Senate: Modify the Joint Finance provisions for PECFA site bidding as follows:
a. Require that when DNR or Commerce, whichever agency has jurisdiction over the site, would estimate the cost to complete a site investigation, remedial action plan and remedial action for an occurrence under the substitute amendment, that if the estimate exceeds $60,000 (instead of $80,000 under Joint Finance) Commerce would be directed to implement a competitive public bidding process to assist in determining the least costly method of remedial action.
b. Prohibit Commerce from implementing the bidding process if DNR (but not also Commerce under Joint Finance) waives the requirement on the grounds that the waiver is necessary in an emergency to prevent or mitigate an imminent hazard to public health, safety or welfare or to the environment.
c. Prohibit Commerce from implementing the bidding process if DNR waives the requirement after providing notice to the Secretary of Commerce (but not also if Commerce waives the requirement after providing notice to DNR under Joint Finance).

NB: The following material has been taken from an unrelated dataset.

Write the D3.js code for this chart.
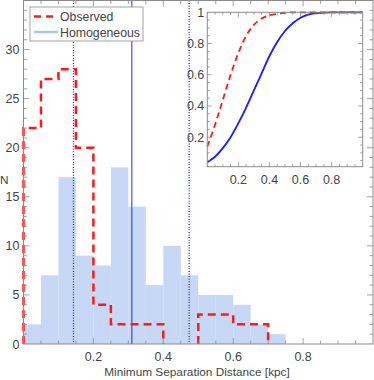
<!DOCTYPE html>
<html>
<head>
    <script src="https://d3js.org/d3.v7.min.js"></script>
    <style>
        body { margin: 0; background: #fff; }
        text { font-family: "Liberation Sans", Arial, sans-serif; fill: #444; }
    </style>
</head>
<body>
    <svg width="374" height="380"></svg>
    <script>
        // histogram bins (kpc), width 0.05
        const binStarts = [0, 0.05, 0.1, 0.15, 0.2, 0.25, 0.3, 0.35, 0.4, 0.45, 0.5, 0.55, 0.6, 0.65, 0.7];
        const binWidth = 0.05;
        const homogeneous = [2, 7, 17, 9, 8, 18, 14, 6, 10, 7, 5, 5, 4, 2, 1];
        const observed = [22, 27, 28, 20, 4, 2, 2, 2, 0, 0, 3, 3, 2, 2, 0];

        // vertical markers
        const dottedLines = [0.143, 0.474];
        const solidLines = [0.31];

        // inset cumulative curves
        const cdfX = [0, 0.05, 0.1, 0.15, 0.2, 0.25, 0.3, 0.35, 0.4, 0.45, 0.5, 0.55, 0.6, 0.65, 0.7, 0.8, 0.9, 1.0];
        const cdfObserved = [0.14, 0.28, 0.44, 0.6, 0.74, 0.85, 0.92, 0.96, 0.98, 0.99, 0.997, 1, 1, 1, 1, 1, 1, 1];
        const cdfHomog = [0.04, 0.075, 0.13, 0.2, 0.29, 0.39, 0.5, 0.61, 0.72, 0.81, 0.88, 0.93, 0.965, 0.985, 0.995, 1, 1, 1];

        const xTicks = [0.2, 0.4, 0.6, 0.8];
        const yTicks = [0, 5, 10, 15, 20, 25, 30];
        const insetYTicks = [0.2, 0.4, 0.6, 0.8, 1];

        const svg = d3.select('svg');
        const frame = '#8a8a8a';
        const pl = 23.5, pr = 373, pt = 0.5, pb = 344;

        const x = d3.scaleLinear().domain([0, 1]).range([pl, pr]);
        const y = d3.scaleLinear().domain([0, 35]).range([pb, pt]);

        svg.append('clipPath').attr('id', 'clip')
            .append('rect').attr('x', pl - 2).attr('y', pt)
            .attr('width', pr - pl + 2).attr('height', pb - pt + 1);

        const plot = svg.append('g').attr('clip-path', 'url(#clip)');

        // homogeneous histogram
        plot.selectAll('.bar')
            .data(binStarts)
            .enter()
            .append('rect')
            .attr('x', d => x(d))
            .attr('y', (d, i) => y(homogeneous[i]))
            .attr('width', x(binWidth) - x(0))
            .attr('height', (d, i) => y(0) - y(homogeneous[i]))
            .attr('fill', '#c6d8f5');

        // marker lines
        plot.selectAll('.dotted')
            .data(dottedLines)
            .enter()
            .append('line')
            .attr('x1', d => x(d)).attr('x2', d => x(d))
            .attr('y1', pt).attr('y2', pb)
            .attr('stroke', '#2828f0')
            .attr('stroke-width', 1.3)
            .attr('stroke-dasharray', '1,1.6');

        plot.selectAll('.solid')
            .data(solidLines)
            .enter()
            .append('line')
            .attr('x1', d => x(d)).attr('x2', d => x(d))
            .attr('y1', pt).attr('y2', pb)
            .attr('stroke', '#2828f0')
            .attr('stroke-width', 1);

        // observed step outline, split at empty bins
        const runs = [];
        let cur = null;
        binStarts.forEach((b, i) => {
            if (observed[i] > 0) {
                if (!cur) { cur = [[b, 0]]; runs.push(cur); }
                cur.push([b, observed[i]], [b + binWidth, observed[i]]);
            } else if (cur) {
                cur.push([b, 0]);
                cur = null;
            }
        });
        const line = d3.line().x(d => x(d[0])).y(d => y(d[1]));
        plot.selectAll('.obs')
            .data(runs)
            .enter()
            .append('path')
            .attr('d', line)
            .attr('fill', 'none')
            .attr('stroke', '#ff1a1a')
            .attr('stroke-width', 2.5)
            .attr('stroke-dasharray', '8,5');

        // frame and ticks
        svg.append('rect')
            .attr('x', pl).attr('y', pt)
            .attr('width', pr - pl).attr('height', pb - pt)
            .attr('fill', 'none').attr('stroke', frame);

        const ticks = svg.append('g').attr('stroke', frame).attr('stroke-width', 0.8);
        d3.range(0.05, 1, 0.05).forEach(v => {
            const len = Math.abs(v * 5 - Math.round(v * 5)) < 1e-6 ? 6 : 3.5;
            ticks.append('line').attr('x1', x(v)).attr('x2', x(v)).attr('y1', pb).attr('y2', pb - len);
            ticks.append('line').attr('x1', x(v)).attr('x2', x(v)).attr('y1', pt).attr('y2', pt + len);
        });
        d3.range(1, 35, 1).forEach(v => {
            const len = v % 5 === 0 ? 6 : 3.5;
            ticks.append('line').attr('x1', pl).attr('x2', pl + len).attr('y1', y(v)).attr('y2', y(v));
            ticks.append('line').attr('x1', pr).attr('x2', pr - len).attr('y1', y(v)).attr('y2', y(v));
        });

        svg.selectAll('.xt')
            .data(xTicks)
            .enter()
            .append('text')
            .attr('x', d => x(d)).attr('y', pb + 17)
            .attr('text-anchor', 'middle')
            .attr('font-size', 12.5)
            .text(d => d);

        svg.selectAll('.yt')
            .data(yTicks)
            .enter()
            .append('text')
            .attr('x', pl - 4).attr('y', d => y(d) + 4.5)
            .attr('text-anchor', 'end')
            .attr('font-size', 12.5)
            .text(d => d);

        svg.append('text')
            .attr('x', 197).attr('y', 376)
            .attr('text-anchor', 'middle')
            .attr('font-size', 11.8)
            .text('Minimum Separation Distance [kpc]');

        svg.append('text')
            .attr('x', 0).attr('y', 184)
            .attr('font-size', 11.8)
            .text('N');

        // legend
        const lg = svg.append('g').attr('transform', 'translate(30,7)');
        lg.append('rect').attr('width', 113).attr('height', 34)
            .attr('fill', '#fff').attr('stroke', frame).attr('stroke-width', 0.8);
        lg.append('line').attr('x1', 4).attr('x2', 28).attr('y1', 9.5).attr('y2', 9.5)
            .attr('stroke', '#ff1a1a').attr('stroke-width', 2.5).attr('stroke-dasharray', '7,5');
        lg.append('line').attr('x1', 4).attr('x2', 28).attr('y1', 25).attr('y2', 25)
            .attr('stroke', '#a8c4f0').attr('stroke-width', 2.5);
        lg.append('text').attr('x', 30).attr('y', 14).attr('font-size', 12.3).text('Observed');
        lg.append('text').attr('x', 30).attr('y', 30).attr('font-size', 12.3).text('Homogeneous');

        // inset
        const il = 207.3, ir = 362.7, it = 12.3, ib = 166.7;
        const ix = d3.scaleLinear().domain([0, 1]).range([il, ir]);
        const iy = d3.scaleLinear().domain([0.011, 1]).range([ib, it]);

        svg.append('rect').attr('x', il).attr('y', it)
            .attr('width', ir - il).attr('height', ib - it).attr('fill', '#fff');

        const ig = svg.append('g');
        const cdfLine = d3.line().x(d => ix(d[0])).y(d => iy(d[1])).curve(d3.curveMonotoneX);

        ig.append('path')
            .attr('d', cdfLine(cdfX.map((v, i) => [v, cdfHomog[i]])))
            .attr('fill', 'none').attr('stroke', '#1a1aff').attr('stroke-width', 1.8);
        ig.append('path')
            .attr('d', cdfLine(cdfX.map((v, i) => [v, cdfObserved[i]])))
            .attr('fill', 'none').attr('stroke', '#ff1a1a').attr('stroke-width', 1.8)
            .attr('stroke-dasharray', '6,4');

        ig.append('rect').attr('x', il).attr('y', it)
            .attr('width', ir - il).attr('height', ib - it)
            .attr('fill', 'none').attr('stroke', frame);

        const iticks = ig.append('g').attr('stroke', frame).attr('stroke-width', 0.8);
        d3.range(0.05, 1, 0.05).forEach(v => {
            const len = Math.abs(v * 5 - Math.round(v * 5)) < 1e-6 ? 4.5 : 2.5;
            iticks.append('line').attr('x1', ix(v)).attr('x2', ix(v)).attr('y1', ib).attr('y2', ib - len);
            iticks.append('line').attr('x1', ix(v)).attr('x2', ix(v)).attr('y1', it).attr('y2', it + len);
        });
        d3.range(0.05, 1, 0.05).forEach(v => {
            const len = Math.abs(v * 5 - Math.round(v * 5)) < 1e-6 ? 4.5 : 2.5;
            iticks.append('line').attr('x1', il).attr('x2', il + len).attr('y1', iy(v)).attr('y2', iy(v));
            iticks.append('line').attr('x1', ir).attr('x2', ir - len).attr('y1', iy(v)).attr('y2', iy(v));
        });

        ig.selectAll('.ixt')
            .data(xTicks)
            .enter()
            .append('text')
            .attr('x', d => ix(d)).attr('y', ib + 17)
            .attr('text-anchor', 'middle')
            .attr('font-size', 12.5)
            .text(d => d);

        ig.selectAll('.iyt')
            .data(insetYTicks)
            .enter()
            .append('text')
            .attr('x', il - 3).attr('y', d => iy(d) + 4.5)
            .attr('text-anchor', 'end')
            .attr('font-size', 12.5)
            .text(d => d);
    </script>
</body>
</html>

d. Prohibit the use of the bidding process (instead of making it optional under Joint Finance) at sites where an enforcement standard is exceeded in groundwater within 1,000 feet of a well operated by a public utility or within 100 feet of any other well used to provide water for human consumption.
e. Delete the Joint Finance authorization for Commerce to waive bidding requirements if it determines that the remedial action plan identifies the most cost effective cleanup option for the site.
f. Delete the Joint Finance authorization for Commerce to disqualify a public bid for remedial action activities at a PECFA site if, based on information available to the Department and experience with other PECFA projects, the bid is unlikely to establish a maximum reimbursement amount that will sufficiently fund a cleanup necessary to meet applicable site closure requirements.